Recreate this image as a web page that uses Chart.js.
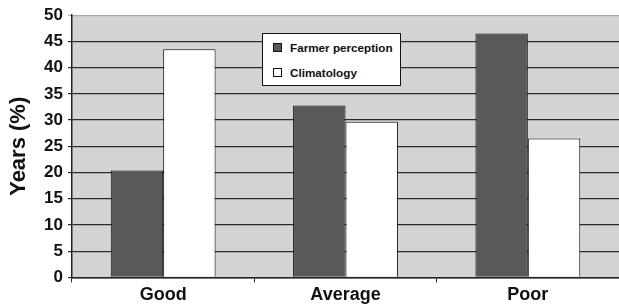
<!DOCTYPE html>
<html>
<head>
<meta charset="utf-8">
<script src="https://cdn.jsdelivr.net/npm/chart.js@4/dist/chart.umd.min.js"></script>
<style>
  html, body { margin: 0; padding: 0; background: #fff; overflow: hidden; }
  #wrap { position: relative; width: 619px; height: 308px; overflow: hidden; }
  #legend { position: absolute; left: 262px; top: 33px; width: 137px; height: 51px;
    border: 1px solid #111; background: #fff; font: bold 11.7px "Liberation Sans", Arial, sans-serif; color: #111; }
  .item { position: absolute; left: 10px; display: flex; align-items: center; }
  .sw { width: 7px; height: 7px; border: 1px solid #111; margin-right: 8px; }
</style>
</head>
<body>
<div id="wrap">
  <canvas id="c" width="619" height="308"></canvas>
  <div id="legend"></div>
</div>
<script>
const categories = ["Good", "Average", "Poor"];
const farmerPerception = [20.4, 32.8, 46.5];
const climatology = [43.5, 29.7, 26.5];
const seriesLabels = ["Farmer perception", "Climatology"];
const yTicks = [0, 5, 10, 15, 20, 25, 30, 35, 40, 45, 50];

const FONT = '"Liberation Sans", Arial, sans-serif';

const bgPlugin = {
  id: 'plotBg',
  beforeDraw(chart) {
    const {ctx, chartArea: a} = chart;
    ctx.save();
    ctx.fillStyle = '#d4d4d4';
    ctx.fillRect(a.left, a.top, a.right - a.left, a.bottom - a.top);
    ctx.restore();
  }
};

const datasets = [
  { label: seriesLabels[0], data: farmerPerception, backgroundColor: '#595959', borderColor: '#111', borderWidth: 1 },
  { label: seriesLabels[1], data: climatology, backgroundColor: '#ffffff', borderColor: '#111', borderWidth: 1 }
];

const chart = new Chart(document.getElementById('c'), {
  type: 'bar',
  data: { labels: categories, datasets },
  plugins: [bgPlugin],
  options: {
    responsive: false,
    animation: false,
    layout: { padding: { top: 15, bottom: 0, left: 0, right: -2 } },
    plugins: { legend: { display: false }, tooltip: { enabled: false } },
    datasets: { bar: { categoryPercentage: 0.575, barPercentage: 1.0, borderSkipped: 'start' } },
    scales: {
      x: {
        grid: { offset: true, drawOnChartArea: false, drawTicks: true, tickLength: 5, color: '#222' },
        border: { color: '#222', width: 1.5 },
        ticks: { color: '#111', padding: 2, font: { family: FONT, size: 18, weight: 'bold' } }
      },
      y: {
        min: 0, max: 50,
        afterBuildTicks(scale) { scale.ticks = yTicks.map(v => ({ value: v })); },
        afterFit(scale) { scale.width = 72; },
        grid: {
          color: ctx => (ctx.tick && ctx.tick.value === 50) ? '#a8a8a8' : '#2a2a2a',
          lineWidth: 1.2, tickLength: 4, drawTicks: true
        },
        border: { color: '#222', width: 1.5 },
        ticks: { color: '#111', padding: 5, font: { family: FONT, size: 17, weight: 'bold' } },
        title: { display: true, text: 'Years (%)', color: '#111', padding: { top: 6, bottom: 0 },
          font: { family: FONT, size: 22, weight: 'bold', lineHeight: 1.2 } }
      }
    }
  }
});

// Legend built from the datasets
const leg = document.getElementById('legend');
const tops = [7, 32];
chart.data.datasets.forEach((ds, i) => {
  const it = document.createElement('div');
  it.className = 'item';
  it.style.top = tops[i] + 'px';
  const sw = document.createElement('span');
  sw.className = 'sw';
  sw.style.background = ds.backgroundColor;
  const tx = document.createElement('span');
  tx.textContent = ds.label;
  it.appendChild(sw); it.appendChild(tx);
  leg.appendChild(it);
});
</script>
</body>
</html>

■ ■ ■ ■ ■ ■ ■

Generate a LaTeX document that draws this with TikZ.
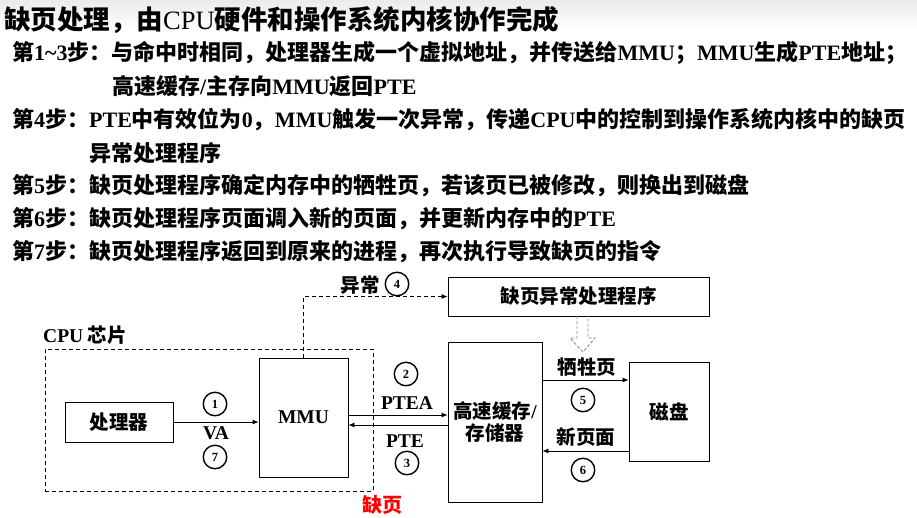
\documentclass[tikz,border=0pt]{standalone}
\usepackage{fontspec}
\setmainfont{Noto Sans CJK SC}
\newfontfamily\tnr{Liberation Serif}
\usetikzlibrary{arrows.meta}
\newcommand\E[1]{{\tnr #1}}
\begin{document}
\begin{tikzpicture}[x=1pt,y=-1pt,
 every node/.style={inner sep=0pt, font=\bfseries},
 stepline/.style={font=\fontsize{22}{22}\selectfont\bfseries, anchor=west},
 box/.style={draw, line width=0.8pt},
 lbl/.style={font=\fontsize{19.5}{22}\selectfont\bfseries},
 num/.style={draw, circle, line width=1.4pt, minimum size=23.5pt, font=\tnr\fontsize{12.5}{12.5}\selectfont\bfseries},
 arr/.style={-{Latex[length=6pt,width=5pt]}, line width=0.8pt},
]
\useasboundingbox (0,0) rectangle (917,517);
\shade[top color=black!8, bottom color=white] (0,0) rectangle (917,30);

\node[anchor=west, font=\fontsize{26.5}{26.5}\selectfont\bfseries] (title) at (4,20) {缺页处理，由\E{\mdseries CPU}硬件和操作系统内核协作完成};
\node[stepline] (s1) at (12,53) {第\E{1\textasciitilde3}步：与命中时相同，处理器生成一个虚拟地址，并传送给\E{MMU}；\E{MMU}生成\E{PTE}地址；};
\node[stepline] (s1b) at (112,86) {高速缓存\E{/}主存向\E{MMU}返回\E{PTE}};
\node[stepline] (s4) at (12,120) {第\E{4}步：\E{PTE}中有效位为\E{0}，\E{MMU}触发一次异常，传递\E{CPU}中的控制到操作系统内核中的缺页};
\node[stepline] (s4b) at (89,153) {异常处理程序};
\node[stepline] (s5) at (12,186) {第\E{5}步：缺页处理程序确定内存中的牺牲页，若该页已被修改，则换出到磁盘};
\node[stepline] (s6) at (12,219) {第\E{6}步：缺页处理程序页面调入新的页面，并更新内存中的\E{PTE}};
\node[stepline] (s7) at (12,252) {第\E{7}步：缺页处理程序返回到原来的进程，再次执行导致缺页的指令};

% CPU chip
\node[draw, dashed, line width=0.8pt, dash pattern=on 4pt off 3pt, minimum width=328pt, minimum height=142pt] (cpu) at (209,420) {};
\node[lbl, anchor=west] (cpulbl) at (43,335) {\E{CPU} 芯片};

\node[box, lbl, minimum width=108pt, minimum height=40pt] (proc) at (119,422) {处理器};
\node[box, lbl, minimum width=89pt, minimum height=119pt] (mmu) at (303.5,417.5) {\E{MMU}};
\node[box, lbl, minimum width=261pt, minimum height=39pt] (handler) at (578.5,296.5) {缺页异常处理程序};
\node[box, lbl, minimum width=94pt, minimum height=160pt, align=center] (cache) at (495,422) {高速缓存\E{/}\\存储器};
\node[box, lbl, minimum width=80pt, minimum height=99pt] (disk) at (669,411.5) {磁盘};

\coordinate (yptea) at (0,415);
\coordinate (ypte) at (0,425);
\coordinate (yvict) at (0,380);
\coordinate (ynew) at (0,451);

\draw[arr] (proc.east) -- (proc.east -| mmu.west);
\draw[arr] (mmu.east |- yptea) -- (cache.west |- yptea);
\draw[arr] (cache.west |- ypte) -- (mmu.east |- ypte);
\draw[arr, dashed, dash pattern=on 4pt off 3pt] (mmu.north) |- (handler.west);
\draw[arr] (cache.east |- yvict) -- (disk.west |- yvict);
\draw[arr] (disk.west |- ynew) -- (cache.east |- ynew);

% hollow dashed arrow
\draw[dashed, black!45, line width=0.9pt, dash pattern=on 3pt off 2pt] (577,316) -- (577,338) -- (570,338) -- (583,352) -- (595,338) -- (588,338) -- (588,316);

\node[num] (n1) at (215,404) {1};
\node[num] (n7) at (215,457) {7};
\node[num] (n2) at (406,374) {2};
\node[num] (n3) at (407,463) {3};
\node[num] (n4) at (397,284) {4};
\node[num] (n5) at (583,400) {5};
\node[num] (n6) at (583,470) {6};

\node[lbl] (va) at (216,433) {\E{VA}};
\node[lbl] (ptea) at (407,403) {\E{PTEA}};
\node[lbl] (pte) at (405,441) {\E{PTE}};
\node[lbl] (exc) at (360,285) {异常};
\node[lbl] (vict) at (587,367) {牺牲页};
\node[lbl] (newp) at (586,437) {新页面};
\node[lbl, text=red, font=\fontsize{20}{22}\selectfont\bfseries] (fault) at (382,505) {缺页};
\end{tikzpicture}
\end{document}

■ ■ ■ ■ ■ ■ ■

# What the task requires
Look through the data above. Find each line with the string "this" and copy it.

# Expected output
Recreate this image as a web page that uses Chart.js.
Generate a LaTeX document that draws this with TikZ.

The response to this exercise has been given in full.